OBJECTIVE:
Write out each line that follows exactly as it stands, without the pictures.

# PROVIDED MATERIAL start

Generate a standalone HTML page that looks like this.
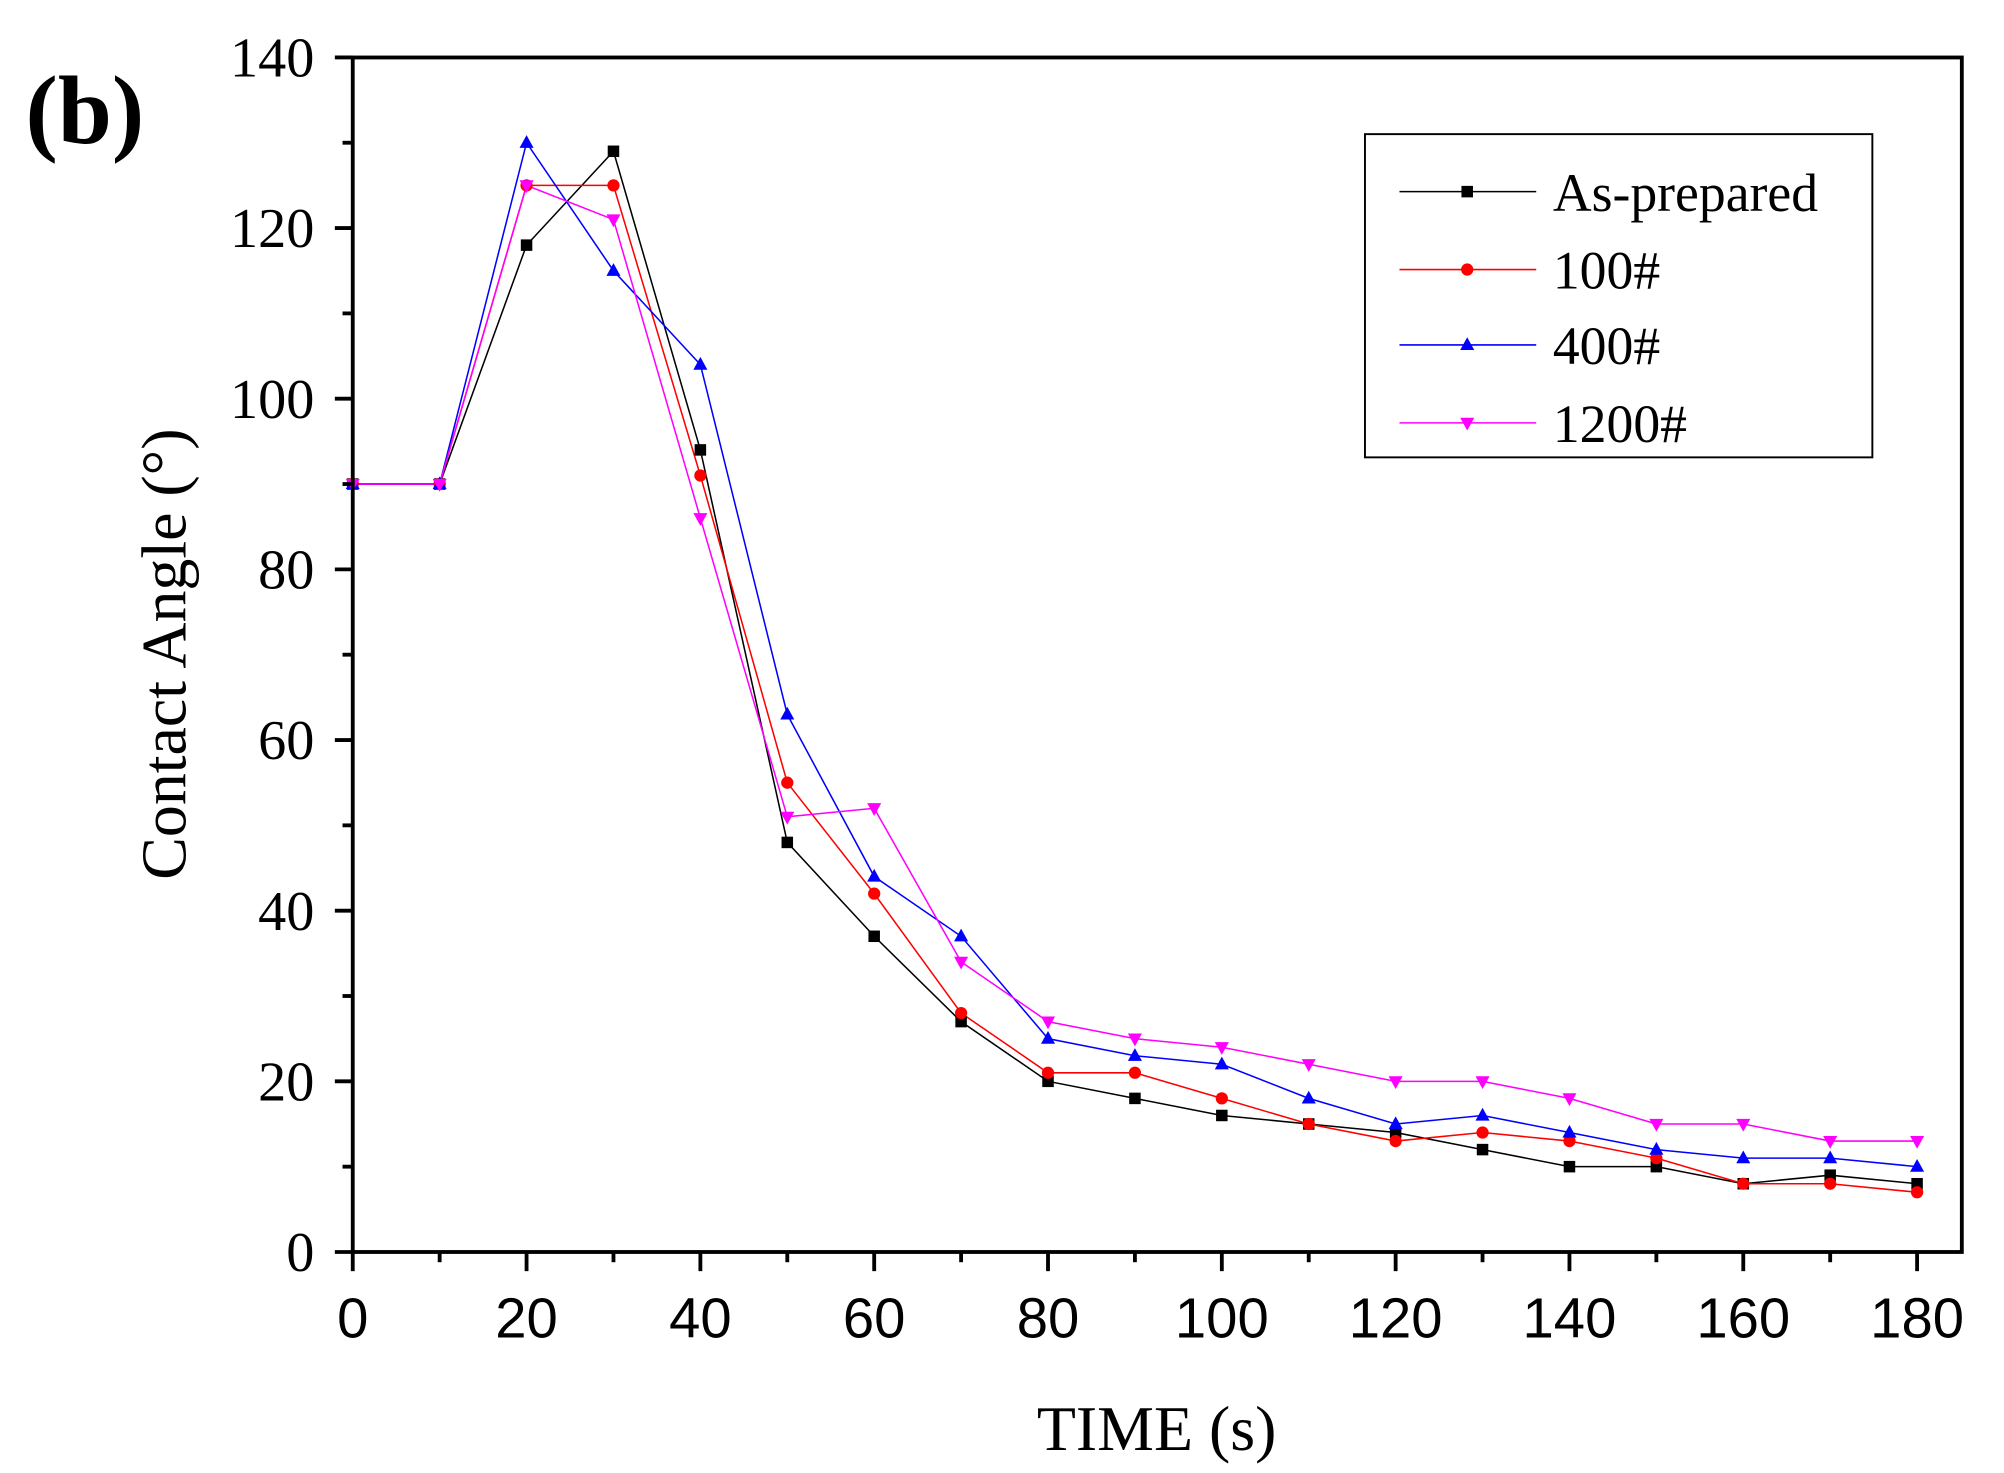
<!DOCTYPE html>
<html><head><style>html,body{margin:0;padding:0;background:#fff;}svg{display:block}</style></head>
<body>
<svg width="2004" height="1473" viewBox="0 0 1568 1153" preserveAspectRatio="none" xmlns="http://www.w3.org/2000/svg">
<rect width="1568" height="1153" fill="#fff"/>
<defs>
<rect id="sq" x="-4.5" y="-4.5" width="9" height="9" fill="#000"/>
<circle id="ci" r="4.8" fill="#f00"/>
<polygon id="tu" points="0,-6 5.5,4 -5.5,4" fill="#00f"/>
<polygon id="td" points="0,6 5.5,-4 -5.5,-4" fill="#f0f"/>
</defs>
<g id="plot"></g>
<text x="20" y="112" font-family="Liberation Serif, serif" font-weight="bold" font-size="76">(b)</text>
<text transform="translate(145,512) rotate(-90)" text-anchor="middle" font-family="Liberation Serif, serif" font-size="50">Contact Angle (°)</text>
<text x="905" y="1135" text-anchor="middle" font-family="Liberation Serif, serif" font-size="50">TIME (s)</text>
<rect x="1068" y="105" width="397" height="253" fill="#fff" stroke="#000" stroke-width="1.5"/>
<g font-family="Liberation Serif, serif" font-size="42">
<line x1="1095" y1="150" x2="1202" y2="150" stroke="#000" stroke-width="1.2"/><use href="#sq" x="1148" y="150"/><text x="1215" y="165">As-prepared</text>
<line x1="1095" y1="211" x2="1202" y2="211" stroke="#f00" stroke-width="1.2"/><use href="#ci" x="1148" y="211"/><text x="1215" y="226">100#</text>
<line x1="1095" y1="270" x2="1202" y2="270" stroke="#00f" stroke-width="1.2"/><use href="#tu" x="1148" y="270"/><text x="1215" y="285">400#</text>
<line x1="1095" y1="331" x2="1202" y2="331" stroke="#f0f" stroke-width="1.2"/><use href="#td" x="1148" y="331"/><text x="1215" y="346">1200#</text>
</g>
<script>
const X=t=>276+t*6.8, Y=v=>980-v*6.679;
const NS="http://www.w3.org/2000/svg";
const g=document.getElementById('plot');
function el(n,a){const e=document.createElementNS(NS,n);for(const k in a)e.setAttribute(k,a[k]);g.appendChild(e);return e;}
const S=[
["#000","#sq",[90,90,118,129,94,48,37,27,20,18,16,15,14,12,10,10,8,9,8]],
["#f00","#ci",[90,90,125,125,91,55,42,28,21,21,18,15,13,14,13,11,8,8,7]],
["#00f","#tu",[90,90,130,115,104,63,44,37,25,23,22,18,15,16,14,12,11,11,10]],
["#f0f","#td",[90,90,125,121,86,51,52,34,27,25,24,22,20,20,18,15,15,13,13]]];
for(const [c,m,d] of S){
 el('polyline',{points:d.map((v,i)=>X(i*10)+','+Y(v)).join(' '),fill:'none',stroke:c,'stroke-width':1.2});
}
for(const [c,m,d] of S){d.forEach((v,i)=>{const u=el('use',{x:X(i*10),y:Y(v)});u.setAttribute('href',m);});}
el('rect',{x:276,y:45,width:1259,height:935,fill:'none',stroke:'#000','stroke-width':3});
for(let v=0;v<=140;v+=10){const maj=v%20==0;el('line',{x1:276,x2:maj?262:268,y1:Y(v),y2:Y(v),stroke:'#000','stroke-width':3});
 if(maj){const t=el('text',{x:246,y:Y(v)+15,'text-anchor':'end','font-family':'Liberation Serif, serif','font-size':44});t.textContent=v;}}
for(let t=0;t<=180;t+=10){const maj=t%20==0;el('line',{x1:X(t),x2:X(t),y1:980,y2:maj?995:988,stroke:'#000','stroke-width':3});
 if(maj){const e=el('text',{x:X(t),y:1047,'text-anchor':'middle','font-family':'Liberation Sans, sans-serif','font-size':44});e.textContent=t;}}
</script>
</svg>
</body></html>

# PROVIDED MATERIAL end

TASK ANSWER:
Generate a standalone HTML page that looks like this.
<!DOCTYPE html>
<html><head><style>html,body{margin:0;padding:0;background:#fff;}svg{display:block}</style></head>
<body>
<svg width="2004" height="1473" viewBox="0 0 1568 1153" preserveAspectRatio="none" xmlns="http://www.w3.org/2000/svg">
<rect width="1568" height="1153" fill="#fff"/>
<defs>
<rect id="sq" x="-4.5" y="-4.5" width="9" height="9" fill="#000"/>
<circle id="ci" r="4.8" fill="#f00"/>
<polygon id="tu" points="0,-6 5.5,4 -5.5,4" fill="#00f"/>
<polygon id="td" points="0,6 5.5,-4 -5.5,-4" fill="#f0f"/>
</defs>
<g id="plot"></g>
<text x="20" y="112" font-family="Liberation Serif, serif" font-weight="bold" font-size="76">(b)</text>
<text transform="translate(145,512) rotate(-90)" text-anchor="middle" font-family="Liberation Serif, serif" font-size="50">Contact Angle (°)</text>
<text x="905" y="1135" text-anchor="middle" font-family="Liberation Serif, serif" font-size="50">TIME (s)</text>
<rect x="1068" y="105" width="397" height="253" fill="#fff" stroke="#000" stroke-width="1.5"/>
<g font-family="Liberation Serif, serif" font-size="42">
<line x1="1095" y1="150" x2="1202" y2="150" stroke="#000" stroke-width="1.2"/><use href="#sq" x="1148" y="150"/><text x="1215" y="165">As-prepared</text>
<line x1="1095" y1="211" x2="1202" y2="211" stroke="#f00" stroke-width="1.2"/><use href="#ci" x="1148" y="211"/><text x="1215" y="226">100#</text>
<line x1="1095" y1="270" x2="1202" y2="270" stroke="#00f" stroke-width="1.2"/><use href="#tu" x="1148" y="270"/><text x="1215" y="285">400#</text>
<line x1="1095" y1="331" x2="1202" y2="331" stroke="#f0f" stroke-width="1.2"/><use href="#td" x="1148" y="331"/><text x="1215" y="346">1200#</text>
</g>
<script>
const X=t=>276+t*6.8, Y=v=>980-v*6.679;
const NS="http://www.w3.org/2000/svg";
const g=document.getElementById('plot');
function el(n,a){const e=document.createElementNS(NS,n);for(const k in a)e.setAttribute(k,a[k]);g.appendChild(e);return e;}
const S=[
["#000","#sq",[90,90,118,129,94,48,37,27,20,18,16,15,14,12,10,10,8,9,8]],
["#f00","#ci",[90,90,125,125,91,55,42,28,21,21,18,15,13,14,13,11,8,8,7]],
["#00f","#tu",[90,90,130,115,104,63,44,37,25,23,22,18,15,16,14,12,11,11,10]],
["#f0f","#td",[90,90,125,121,86,51,52,34,27,25,24,22,20,20,18,15,15,13,13]]];
for(const [c,m,d] of S){
 el('polyline',{points:d.map((v,i)=>X(i*10)+','+Y(v)).join(' '),fill:'none',stroke:c,'stroke-width':1.2});
}
for(const [c,m,d] of S){d.forEach((v,i)=>{const u=el('use',{x:X(i*10),y:Y(v)});u.setAttribute('href',m);});}
el('rect',{x:276,y:45,width:1259,height:935,fill:'none',stroke:'#000','stroke-width':3});
for(let v=0;v<=140;v+=10){const maj=v%20==0;el('line',{x1:276,x2:maj?262:268,y1:Y(v),y2:Y(v),stroke:'#000','stroke-width':3});
 if(maj){const t=el('text',{x:246,y:Y(v)+15,'text-anchor':'end','font-family':'Liberation Serif, serif','font-size':44});t.textContent=v;}}
for(let t=0;t<=180;t+=10){const maj=t%20==0;el('line',{x1:X(t),x2:X(t),y1:980,y2:maj?995:988,stroke:'#000','stroke-width':3});
 if(maj){const e=el('text',{x:X(t),y:1047,'text-anchor':'middle','font-family':'Liberation Sans, sans-serif','font-size':44});e.textContent=t;}}
</script>
</svg>
</body></html>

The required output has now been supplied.